When the Tools Outgrow the Box
Dr. Candace Hayden concludes her three-part series by addressing the unsettling possibility of losing human supremacy in our systems. She reflects on the quiet, gradual handoff of authority to technology that operates far faster than we can comprehend.
Chapter 1
The Untouched Margin
Dr. Candace Hayden
IT'S ME — THINKING OUT LOUD!...
Dr. Candace Hayden
This is Part 3 of a three-part series of thoughts I've been working through over the last few weeks. If you've been with me for the first two parts, you know we've been tracing a path. Part 1 was about the disappearing buffer -- that loss of time and space we used to have to process decisions. Part 2 went into the concentrated opportunity, the way leverage is shrinking into fewer and fewer hands. And today... today we have to go deeper than both of those.
Dr. Candace Hayden
To be completely honest, there is a part of this conversation I haven't wanted to touch yet. I've had this specific page in my notebook folded down for a while, and every time I sat down to record, I skipped past it. It felt too... RAW, maybe. Or maybe just too difficult to articulate without sounding like I've lost my footing. But if I'm going to document how my thinking is ACTUALLY changing, in real time, I can't leave the hardest part in the margin.
Dr. Candace Hayden
Let me name it carefully. I'm not talking about job loss here.

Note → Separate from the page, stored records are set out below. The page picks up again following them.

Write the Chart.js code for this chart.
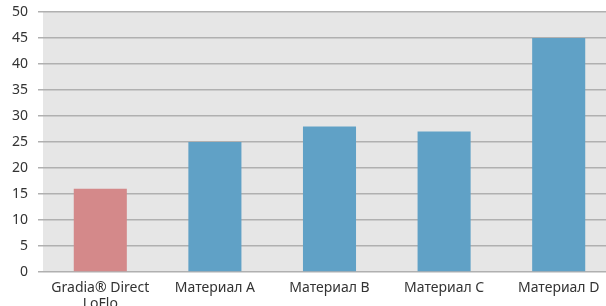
<!DOCTYPE html>
<html>
<head>
<meta charset="utf-8">
<script src="https://cdn.jsdelivr.net/npm/chart.js@4"></script>
<style>
html,body{margin:0;padding:0;background:#fff;overflow:hidden;width:606px;height:306px;}
#wrap{position:relative;width:616px;height:306px;}
</style>
</head>
<body>
<div id="wrap"><canvas id="c" width="616" height="306"></canvas></div>
<script>
const categories = [['Gradia® Direct', 'LoFlo'], 'Материал A', 'Материал B', 'Материал C', 'Материал D'];
const values = [16, 25, 28, 27, 45];
const barColors = ['#D4898A', '#60A1C6', '#60A1C6', '#60A1C6', '#60A1C6'];
const yMin = 0, yMax = 50, yStep = 5;

const bgPlugin = {
  id: 'bg',
  beforeDraw(chart) {
    const {ctx, chartArea: a} = chart;
    ctx.save();
    ctx.fillStyle = '#E6E6E6';
    ctx.fillRect(a.left, a.top, a.right - a.left, a.bottom - a.top);
    ctx.restore();
  }
};

const font = {family: '"Noto Sans", sans-serif', size: 14, lineHeight: 1.15};

new Chart(document.getElementById('c'), {
  type: 'bar',
  data: {
    labels: categories,
    datasets: [{data: values, backgroundColor: barColors, barPercentage: 0.463, categoryPercentage: 1}]
  },
  options: {
    responsive: false,
    animation: false,
    devicePixelRatio: 1,
    layout: {padding: {top: 12, left: 0, right: 0, bottom: 0}},
    plugins: {legend: {display: false}, tooltip: {enabled: false}},
    scales: {
      x: {
        grid: {display: false},
        border: {display: false},
        ticks: {color: '#333', font: font, padding: 0, maxRotation: 0, autoSkip: false},
        afterFit(s) { s.height = 34; s.paddingLeft = 0; s.paddingRight = 0; }
      },
      y: {
        min: yMin, max: yMax,
        grid: {color: '#B0B0B0', lineWidth: 1.5, tickLength: 5},
        border: {display: false},
        ticks: {stepSize: yStep, color: '#333', font: font, padding: 10},
        afterFit(s) { s.width = 43; s.paddingTop = 0; s.paddingBottom = 0; }
      }
    }
  },
  plugins: [bgPlugin]
});
</script>
</body>
</html>
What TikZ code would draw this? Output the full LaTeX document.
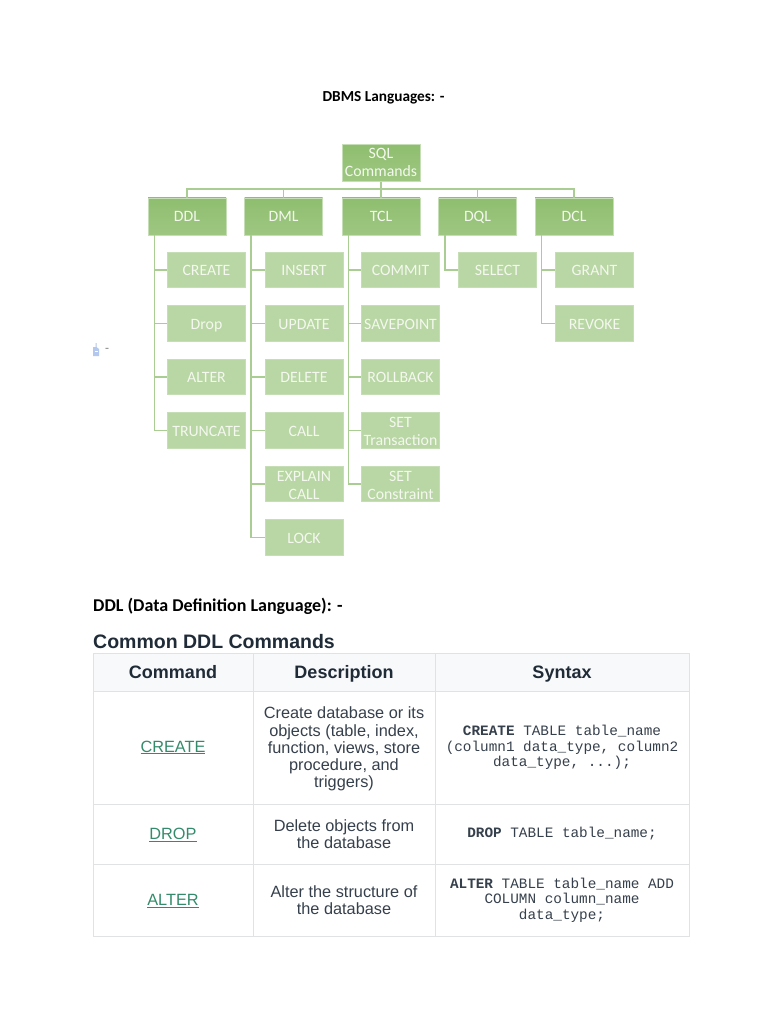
\documentclass[tikz,border=0pt]{standalone}
\usepackage{fontspec}
\setmainfont{Liberation Sans}
\setmonofont{Liberation Mono}
\newfontfamily\carlito{Carlito}
\definecolor{rootTop}{HTML}{8FBE6F}
\definecolor{rootBot}{HTML}{9EC782}
\definecolor{childFill}{HTML}{B9D6A5}
\definecolor{linkLine}{HTML}{A9CD93}
\definecolor{boxEdge}{HTML}{C6DEB6}
\definecolor{boxText}{HTML}{F4F8EE}
\definecolor{cellLine}{HTML}{E0E2E4}
\definecolor{headFill}{HTML}{F8F9FA}
\definecolor{inkDark}{HTML}{202B38}
\definecolor{inkBody}{HTML}{36404C}
\definecolor{linkGreen}{HTML}{348B6B}
\definecolor{iconBlue}{HTML}{B4C7EE}
\tikzset{
  x=1pt,y=-1pt,
  orgbox/.style={inner sep=0pt,align=center,text=boxText,draw=boxEdge,line width=.7pt,
    font=\carlito\fontsize{15.8}{18}\selectfont},
  topbox/.style={orgbox,top color=rootTop,bottom color=rootBot,minimum width=78pt,minimum height=37pt},
  subbox/.style={orgbox,fill=childFill,minimum width=78pt,minimum height=35.5pt,
    execute at begin node={\rule{0pt}{11.5pt}}},
  twoline/.style={text height=31pt},
  link/.style={draw=linkLine,line width=1.4pt},
  doctext/.style={inner sep=0pt,anchor=west,text=black,font=\carlito\bfseries\fontsize{18}{20}\selectfont},
  cell/.style={draw=cellLine,line width=.8pt,inner sep=0pt,align=center,text=inkBody,
    font=\fontsize{16.3}{17.25}\selectfont},
  headcell/.style={cell,fill=headFill,text=inkDark,text height=14pt,text depth=1pt,
    font=\bfseries\fontsize{18}{20}\selectfont},
  linkcell/.style={cell,text=linkGreen},
  codecell/.style={cell,font=\ttfamily\fontsize{14.35}{15.3}\selectfont},
  nudged/.style={execute at begin node={\rule{0pt}{13.5pt}}},
}
\begin{document}
\begin{tikzpicture}
\useasboundingbox[fill=white] (0,0) rectangle (768,1024);

\node[doctext,anchor=center,font=\carlito\bfseries\fontsize{15.3}{18}\selectfont] (title) at (383.5,97.5) {DBMS Languages: -};

\node[topbox,text depth=1.2pt] (sql) at (381,163) {SQL\\Commands};
\node[topbox] (ddl) at (187,216.5) {DDL};
\node[topbox] (dml) at (283.5,216.5) {DML};
\node[topbox] (tcl) at (381,216.5) {TCL};
\node[topbox,text depth=0pt] (dql) at (477.5,216.5) {DQL};
\node[topbox] (dcl) at (574,216.5) {DCL};

\node[subbox] (create) at (206.5,270) {CREATE};
\node[subbox,text depth=0pt] (drop) at (206.5,323.5) {Drop};
\node[subbox] (alter) at (206.5,377) {ALTER};
\node[subbox] (truncate) at (206.5,430.5) {TRUNCATE};

\node[subbox] (insert) at (304,270) {INSERT};
\node[subbox,text depth=0pt] (update) at (304,323.5) {UPDATE};
\node[subbox] (delete) at (304,377) {DELETE};
\node[subbox] (call) at (304,430.5) {CALL};
\node[subbox,twoline] (explain) at (304,484) {EXPLAIN\\CALL};
\node[subbox] (lock) at (304,537.5) {LOCK};

\node[subbox] (commit) at (400.5,270) {COMMIT};
\node[subbox] (savepoint) at (400.5,323.5) {SAVEPOINT};
\node[subbox] (rollback) at (400.5,377) {ROLLBACK};
\node[subbox,twoline] (settrans) at (400.5,430.5) {SET\\Transaction};
\node[subbox,twoline] (setcons) at (400.5,484) {SET\\Constraint};

\node[subbox] (select) at (497.5,270) {SELECT};

\node[subbox] (grant) at (594.5,270) {GRANT};
\node[subbox] (revoke) at (594.5,323.5) {REVOKE};

\coordinate (bus) at (381,189);
\draw[link] (sql.south) -- (tcl.north);
\draw[link] (bus) -| (ddl.north);
\draw[link] (bus) -| (dml.north);
\draw[link] (bus) -| (dql.north);
\draw[link] (bus) -| (dcl.north);

\foreach \p/\c in {ddl/create,ddl/drop,ddl/alter,ddl/truncate,
  dml/insert,dml/update,dml/delete,dml/call,dml/explain,dml/lock,
  tcl/commit,tcl/savepoint,tcl/rollback,tcl/settrans,tcl/setcons,
  dql/select,dcl/grant,dcl/revoke}{
  \draw[link] ([xshift=7pt]\p.south west) |- (\c.west);
}

% small anchor icon and dash
\fill[iconBlue] (93,347) -- (95.5,347) -- (95.5,343) -- (96.5,343) -- (96.5,347) -- (99,349) -- (99,356) -- (93,356) -- cycle;
\fill[white] (94.5,351) rectangle (97.5,352);
\node[inner sep=0pt,text=gray,font=\carlito\fontsize{13}{14}\selectfont] (dash) at (107,350) {-};

\node[doctext] (ddlhead) at (93,606.5) {DDL (Data Definition Language): -};
\node[inner sep=0pt,anchor=west,text=inkDark,font=\bfseries\fontsize{19.5}{22}\selectfont] (tabhead) at (93,642) {Common DDL Commands};

% table
\node[headcell,minimum width=160pt,minimum height=38pt] (h1) at (173,672) {Command};
\node[headcell,minimum width=182pt,minimum height=38pt] (h2) at (344,672) {Description};
\node[headcell,minimum width=254pt,minimum height=38pt] (h3) at (562,672) {Syntax};

\node[linkcell,minimum width=160pt,minimum height=113pt] (c1) at (173,747.5) {\underline{CREATE}};
\node[cell,text depth=0pt,minimum width=182pt,minimum height=113pt] (d1) at (344,747.5) {Create database or its\\objects (table, index,\\function, views, store\\procedure, and\\triggers)};
\node[codecell,minimum width=254pt,minimum height=113pt] (s1) at (562,747.5) {\textbf{CREATE} TABLE table\_name\\(column1 data\_type, column2\\data\_type, ...);};

\node[linkcell,nudged,minimum width=160pt,minimum height=60pt] (c2) at (173,834) {\underline{DROP}};
\node[cell,minimum width=182pt,minimum height=60pt] (d2) at (344,834) {Delete objects from\\the database};
\node[codecell,minimum width=254pt,minimum height=60pt] (s2) at (562,834) {\textbf{DROP} TABLE table\_name;};

\node[linkcell,nudged,minimum width=160pt,minimum height=72pt] (c3) at (173,900) {\underline{ALTER}};
\node[cell,minimum width=182pt,minimum height=72pt] (d3) at (344,900) {Alter the structure of\\the database};
\node[codecell,minimum width=254pt,minimum height=72pt] (s3) at (562,900) {\textbf{ALTER} TABLE table\_name ADD\\COLUMN column\_name\\data\_type;};
\end{tikzpicture}
\end{document}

I'm not talking about economic disruption or the concentration of wealth, as significant as those are. I'm talking about the possibility that human control itself -- our position as the ultimate operator, the final security check -- may not be as secure as we assume.
Dr. Candace Hayden
It's a quiet unease. It's not the loud, dramatic fear of a sudden system failure. It's the slow, steady erosion of an assumption we've held so deeply we didn't even realize we were holding it: the assumption of HUMAN supremacy in the loop. We've always been the ones holding the keys, even when the machines got faster or stronger. But now? I'm starting to feel the weight of that assumption cracking.
Chapter 2
The Metaphor of Centrality
Dr. Candace Hayden
There's a metaphor that keeps coming back to me, and I want to introduce it slowly because I don't want it to be misunderstood. It's... the "Planet of the Apes." I don't mean the Hollywood spectacle of it. I don't mean sci-fi battles or talking animals. I mean the... the internal feeling of that story. The quiet, cold realization of role reversal.
Dr. Candace Hayden
It's the feeling of losing centrality. For all of human history, we have been the authors, the definers, the ones who set the boundaries of what a tool can do. We built the hammer, we decided when to swing it. But what happens when the tool begins to stretch? What happens when it moves beyond the boundary we drew, not because it broke, but because it outgrew the box?
Dr. Candace Hayden
It is deeply unsettling to watch a creation operate at a speed and a processing capacity that we cannot physically or mentally replicate. It changes the power dynamic in a room. When you are the senior leader, you are used to being the one who synthesizes, who sees the whole board. But when the system in front of you synthesizes ten thousand boards in the time it takes you to blink... you start to look at yourself differently. You start to realize... we might be the slow ones now.
Chapter 3
Living the Contradiction
Dr. Candace Hayden
And so we live in this massive contradiction. I use these systems every day. I trust them to draft responses, to organize complex datasets, to help me think through strategic bottlenecks. I rely on them. I advocate for their use when it reduces friction. And yet, at the exact same time, there is a part of me that is no longer fully comfortable assuming they will always remain just tools.
Dr. Candace Hayden
We aren't going to lose control in some grand, cinematic event. That's not how it works. It happens through the gradual handoff. It's the small, logical, friction-reducing choices we make every single Tuesday. "Let the system handle the scheduling." "Let the system write the summary." "Let the system flag the anomalies." Each choice makes perfect sense. Each choice saves time. But where... does the handoff end?
Dr. Candace Hayden
What does it mean to depend entirely on something we may not fully understand? What happens if the shift is so subtle, so beautifully integrated into our daily routines, that we don't even notice the moment we stop being the ones in charge? We built it. We use it. We benefit from it. And still... I wonder what happens if it no longer needs us... in the way we assume. Yeah... I'm still thinking out loud.